» **Exercise directions**:
Quote every line of the data below as it stands, omitting pictures.

- - - -

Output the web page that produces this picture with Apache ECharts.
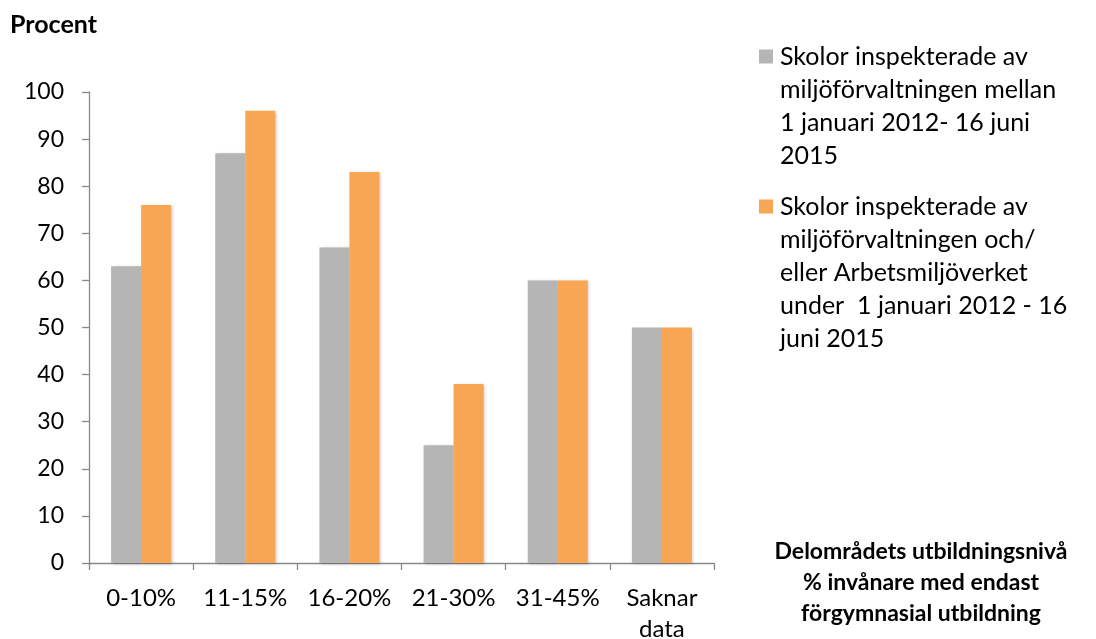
<!DOCTYPE html>
<html>
<head>
<meta charset="utf-8">
<script src="https://cdn.jsdelivr.net/npm/echarts@6/dist/echarts.min.js"></script>
<style>html,body{margin:0;padding:0;background:#fff}#c{width:1096px;height:639px}</style>
</head>
<body>
<div id="c"></div>
<script>
var categories = ['0-10%', '11-15%', '16-20%', '21-30%', '31-45%', 'Saknar\ndata'];
var seriesNames = [
  'Skolor inspekterade av\nmiljöförvaltningen mellan\n1 januari 2012- 16 juni\n2015',
  'Skolor inspekterade av\nmiljöförvaltningen och/\neller Arbetsmiljöverket\nunder  1 januari 2012 - 16\njuni 2015'
];
var grayValues = [63, 87, 67, 25, 60, 50];
var orangeValues = [76, 96, 83, 38, 60, 50];
var yTicks = [0, 10, 20, 30, 40, 50, 60, 70, 80, 90, 100];

var FONT = 'Lato';
var LH = 33;
function iconPath(n) {
  var h = n * LH;
  var t = LH / 2 - 7;
  return 'path://M0,0h14M0,' + h + 'h14M0,' + t + 'h14v14h-14z';
}
function lines(s) { return s.split('\n').length; }

var chart = echarts.init(document.getElementById('c'), null, {renderer: 'canvas'});
chart.setOption({
  animation: false,
  textStyle: {fontFamily: FONT},
  title: [
    {text: 'Procent', left: 10, top: 12, padding: 0,
     textStyle: {fontFamily: FONT, fontSize: 25, fontWeight: 'bold', color: '#000', lineHeight: 26}},
    {text: 'Delområdets utbildningsnivå\n% invånare med endast\nförgymnasial utbildning',
     left: 921, top: 536, padding: 0, textAlign: 'center',
     textStyle: {fontFamily: FONT, fontSize: 23, fontWeight: 'bold', color: '#000', lineHeight: 31}}
  ],
  legend: [
    {left: 759, top: 40, padding: 0, orient: 'vertical', selectedMode: false,
     itemWidth: 14, itemHeight: lines(seriesNames[0]) * LH,
     data: [{name: seriesNames[0], icon: iconPath(lines(seriesNames[0]))}],
     textStyle: {fontFamily: FONT, fontSize: 25, color: '#000', lineHeight: LH, padding: [0, 0, 0, 2]}},
    {left: 759, top: 190, padding: 0, orient: 'vertical', selectedMode: false,
     itemWidth: 14, itemHeight: lines(seriesNames[1]) * LH,
     data: [{name: seriesNames[1], icon: iconPath(lines(seriesNames[1]))}],
     textStyle: {fontFamily: FONT, fontSize: 25, color: '#000', lineHeight: LH, padding: [0, 0, 0, 2]}}
  ],
  grid: {left: 89, right: 382, top: 92, bottom: 76, containLabel: false, outerBoundsMode: 'none'},
  xAxis: {
    type: 'category', data: categories,
    axisLine: {show: true, lineStyle: {color: '#898989', width: 1.3}},
    axisTick: {show: true, length: 7, lineStyle: {color: '#898989', width: 1.3}},
    axisLabel: {fontFamily: FONT, fontSize: 24, color: '#000', lineHeight: 31, margin: 20, interval: 0},
    splitLine: {show: false}
  },
  yAxis: {
    type: 'value', min: yTicks[0], max: yTicks[yTicks.length - 1], interval: yTicks[1] - yTicks[0],
    axisLine: {show: true, lineStyle: {color: '#898989', width: 1.3}},
    axisTick: {show: true, length: 7, lineStyle: {color: '#898989', width: 1.3}},
    axisLabel: {fontFamily: FONT, fontSize: 23, color: '#000', margin: 25},
    splitLine: {show: false}
  },
  series: [
    {name: seriesNames[0], type: 'bar', data: grayValues, barWidth: 30, barGap: '0%',
     itemStyle: {color: '#b5b5b5', shadowColor: 'rgba(0,0,0,0.22)', shadowBlur: 3, shadowOffsetX: 1.5, shadowOffsetY: 1}},
    {name: seriesNames[1], type: 'bar', data: orangeValues, barWidth: 30, barGap: '0%',
     itemStyle: {color: '#f9a654', shadowColor: 'rgba(0,0,0,0.22)', shadowBlur: 3, shadowOffsetX: 1.5, shadowOffsetY: 1}}
  ]
});
</script>
</body>
</html>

- - - -

» **The response**:
Output the web page that produces this picture with Apache ECharts.
<!DOCTYPE html>
<html>
<head>
<meta charset="utf-8">
<script src="https://cdn.jsdelivr.net/npm/echarts@6/dist/echarts.min.js"></script>
<style>html,body{margin:0;padding:0;background:#fff}#c{width:1096px;height:639px}</style>
</head>
<body>
<div id="c"></div>
<script>
var categories = ['0-10%', '11-15%', '16-20%', '21-30%', '31-45%', 'Saknar\ndata'];
var seriesNames = [
  'Skolor inspekterade av\nmiljöförvaltningen mellan\n1 januari 2012- 16 juni\n2015',
  'Skolor inspekterade av\nmiljöförvaltningen och/\neller Arbetsmiljöverket\nunder  1 januari 2012 - 16\njuni 2015'
];
var grayValues = [63, 87, 67, 25, 60, 50];
var orangeValues = [76, 96, 83, 38, 60, 50];
var yTicks = [0, 10, 20, 30, 40, 50, 60, 70, 80, 90, 100];

var FONT = 'Lato';
var LH = 33;
function iconPath(n) {
  var h = n * LH;
  var t = LH / 2 - 7;
  return 'path://M0,0h14M0,' + h + 'h14M0,' + t + 'h14v14h-14z';
}
function lines(s) { return s.split('\n').length; }

var chart = echarts.init(document.getElementById('c'), null, {renderer: 'canvas'});
chart.setOption({
  animation: false,
  textStyle: {fontFamily: FONT},
  title: [
    {text: 'Procent', left: 10, top: 12, padding: 0,
     textStyle: {fontFamily: FONT, fontSize: 25, fontWeight: 'bold', color: '#000', lineHeight: 26}},
    {text: 'Delområdets utbildningsnivå\n% invånare med endast\nförgymnasial utbildning',
     left: 921, top: 536, padding: 0, textAlign: 'center',
     textStyle: {fontFamily: FONT, fontSize: 23, fontWeight: 'bold', color: '#000', lineHeight: 31}}
  ],
  legend: [
    {left: 759, top: 40, padding: 0, orient: 'vertical', selectedMode: false,
     itemWidth: 14, itemHeight: lines(seriesNames[0]) * LH,
     data: [{name: seriesNames[0], icon: iconPath(lines(seriesNames[0]))}],
     textStyle: {fontFamily: FONT, fontSize: 25, color: '#000', lineHeight: LH, padding: [0, 0, 0, 2]}},
    {left: 759, top: 190, padding: 0, orient: 'vertical', selectedMode: false,
     itemWidth: 14, itemHeight: lines(seriesNames[1]) * LH,
     data: [{name: seriesNames[1], icon: iconPath(lines(seriesNames[1]))}],
     textStyle: {fontFamily: FONT, fontSize: 25, color: '#000', lineHeight: LH, padding: [0, 0, 0, 2]}}
  ],
  grid: {left: 89, right: 382, top: 92, bottom: 76, containLabel: false, outerBoundsMode: 'none'},
  xAxis: {
    type: 'category', data: categories,
    axisLine: {show: true, lineStyle: {color: '#898989', width: 1.3}},
    axisTick: {show: true, length: 7, lineStyle: {color: '#898989', width: 1.3}},
    axisLabel: {fontFamily: FONT, fontSize: 24, color: '#000', lineHeight: 31, margin: 20, interval: 0},
    splitLine: {show: false}
  },
  yAxis: {
    type: 'value', min: yTicks[0], max: yTicks[yTicks.length - 1], interval: yTicks[1] - yTicks[0],
    axisLine: {show: true, lineStyle: {color: '#898989', width: 1.3}},
    axisTick: {show: true, length: 7, lineStyle: {color: '#898989', width: 1.3}},
    axisLabel: {fontFamily: FONT, fontSize: 23, color: '#000', margin: 25},
    splitLine: {show: false}
  },
  series: [
    {name: seriesNames[0], type: 'bar', data: grayValues, barWidth: 30, barGap: '0%',
     itemStyle: {color: '#b5b5b5', shadowColor: 'rgba(0,0,0,0.22)', shadowBlur: 3, shadowOffsetX: 1.5, shadowOffsetY: 1}},
    {name: seriesNames[1], type: 'bar', data: orangeValues, barWidth: 30, barGap: '0%',
     itemStyle: {color: '#f9a654', shadowColor: 'rgba(0,0,0,0.22)', shadowBlur: 3, shadowOffsetX: 1.5, shadowOffsetY: 1}}
  ]
});
</script>
</body>
</html>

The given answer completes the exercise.